::: Raw data :::

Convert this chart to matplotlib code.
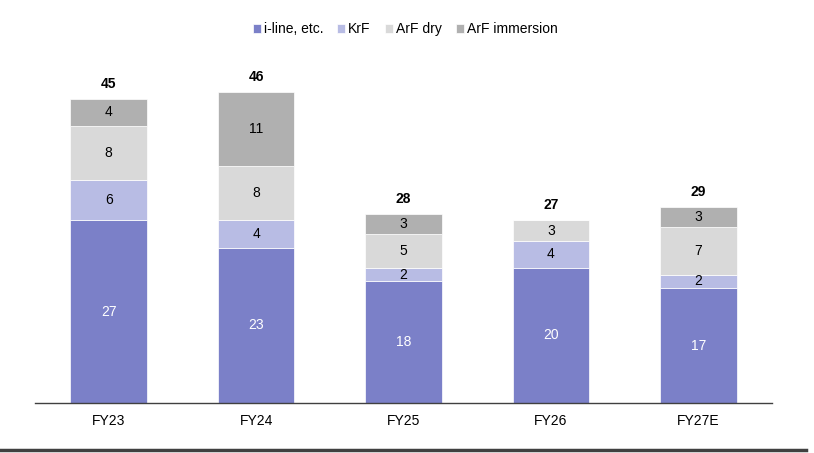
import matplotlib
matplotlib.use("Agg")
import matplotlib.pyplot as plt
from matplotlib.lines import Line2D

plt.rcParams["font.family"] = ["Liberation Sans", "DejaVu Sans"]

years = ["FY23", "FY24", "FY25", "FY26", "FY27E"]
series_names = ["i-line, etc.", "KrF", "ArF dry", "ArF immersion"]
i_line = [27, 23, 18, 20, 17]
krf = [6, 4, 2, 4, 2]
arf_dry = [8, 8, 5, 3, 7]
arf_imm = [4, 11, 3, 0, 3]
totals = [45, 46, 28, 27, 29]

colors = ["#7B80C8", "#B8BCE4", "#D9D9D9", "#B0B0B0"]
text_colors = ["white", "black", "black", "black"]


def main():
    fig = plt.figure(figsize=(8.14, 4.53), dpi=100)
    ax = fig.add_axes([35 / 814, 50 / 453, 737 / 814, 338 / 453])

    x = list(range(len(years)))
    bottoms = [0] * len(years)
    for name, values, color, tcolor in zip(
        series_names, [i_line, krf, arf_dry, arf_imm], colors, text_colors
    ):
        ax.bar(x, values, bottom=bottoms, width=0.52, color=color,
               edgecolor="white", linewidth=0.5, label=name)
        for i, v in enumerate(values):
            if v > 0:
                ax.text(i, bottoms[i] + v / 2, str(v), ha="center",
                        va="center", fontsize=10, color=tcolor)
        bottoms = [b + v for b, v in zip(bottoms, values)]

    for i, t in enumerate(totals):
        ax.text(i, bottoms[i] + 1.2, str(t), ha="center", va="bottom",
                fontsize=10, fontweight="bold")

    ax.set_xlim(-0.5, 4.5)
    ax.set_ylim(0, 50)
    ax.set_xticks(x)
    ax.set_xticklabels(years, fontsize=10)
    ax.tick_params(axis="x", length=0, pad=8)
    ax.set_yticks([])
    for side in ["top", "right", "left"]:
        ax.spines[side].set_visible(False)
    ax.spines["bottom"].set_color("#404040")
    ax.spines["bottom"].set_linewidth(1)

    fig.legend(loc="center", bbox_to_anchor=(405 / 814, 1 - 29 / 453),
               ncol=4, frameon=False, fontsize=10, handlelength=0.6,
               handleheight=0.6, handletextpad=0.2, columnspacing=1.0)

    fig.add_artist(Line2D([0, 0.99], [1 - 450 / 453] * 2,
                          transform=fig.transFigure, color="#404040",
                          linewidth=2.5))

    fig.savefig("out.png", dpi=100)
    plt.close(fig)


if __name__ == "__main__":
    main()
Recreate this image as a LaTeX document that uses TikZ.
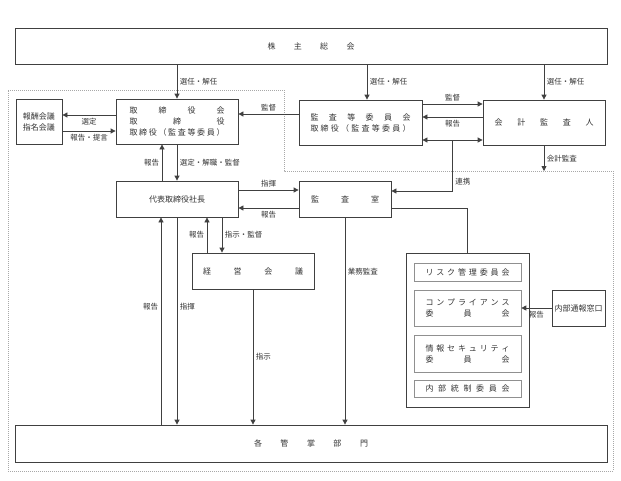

:::

§ Aim
Extract the text of all the records above verbatim, excluding pictures.

§ Answer to this problem
Convert this chart to matplotlib code.
import matplotlib
matplotlib.use("Agg")
import matplotlib.pyplot as plt
from matplotlib.lines import Line2D

plt.rcParams["font.family"] = ["Liberation Sans", "DejaVu Sans"]

years = ["FY23", "FY24", "FY25", "FY26", "FY27E"]
series_names = ["i-line, etc.", "KrF", "ArF dry", "ArF immersion"]
i_line = [27, 23, 18, 20, 17]
krf = [6, 4, 2, 4, 2]
arf_dry = [8, 8, 5, 3, 7]
arf_imm = [4, 11, 3, 0, 3]
totals = [45, 46, 28, 27, 29]

colors = ["#7B80C8", "#B8BCE4", "#D9D9D9", "#B0B0B0"]
text_colors = ["white", "black", "black", "black"]


def main():
    fig = plt.figure(figsize=(8.14, 4.53), dpi=100)
    ax = fig.add_axes([35 / 814, 50 / 453, 737 / 814, 338 / 453])

    x = list(range(len(years)))
    bottoms = [0] * len(years)
    for name, values, color, tcolor in zip(
        series_names, [i_line, krf, arf_dry, arf_imm], colors, text_colors
    ):
        ax.bar(x, values, bottom=bottoms, width=0.52, color=color,
               edgecolor="white", linewidth=0.5, label=name)
        for i, v in enumerate(values):
            if v > 0:
                ax.text(i, bottoms[i] + v / 2, str(v), ha="center",
                        va="center", fontsize=10, color=tcolor)
        bottoms = [b + v for b, v in zip(bottoms, values)]

    for i, t in enumerate(totals):
        ax.text(i, bottoms[i] + 1.2, str(t), ha="center", va="bottom",
                fontsize=10, fontweight="bold")

    ax.set_xlim(-0.5, 4.5)
    ax.set_ylim(0, 50)
    ax.set_xticks(x)
    ax.set_xticklabels(years, fontsize=10)
    ax.tick_params(axis="x", length=0, pad=8)
    ax.set_yticks([])
    for side in ["top", "right", "left"]:
        ax.spines[side].set_visible(False)
    ax.spines["bottom"].set_color("#404040")
    ax.spines["bottom"].set_linewidth(1)

    fig.legend(loc="center", bbox_to_anchor=(405 / 814, 1 - 29 / 453),
               ncol=4, frameon=False, fontsize=10, handlelength=0.6,
               handleheight=0.6, handletextpad=0.2, columnspacing=1.0)

    fig.add_artist(Line2D([0, 0.99], [1 - 450 / 453] * 2,
                          transform=fig.transFigure, color="#404040",
                          linewidth=2.5))

    fig.savefig("out.png", dpi=100)
    plt.close(fig)


if __name__ == "__main__":
    main()
Recreate this image as a LaTeX document that uses TikZ.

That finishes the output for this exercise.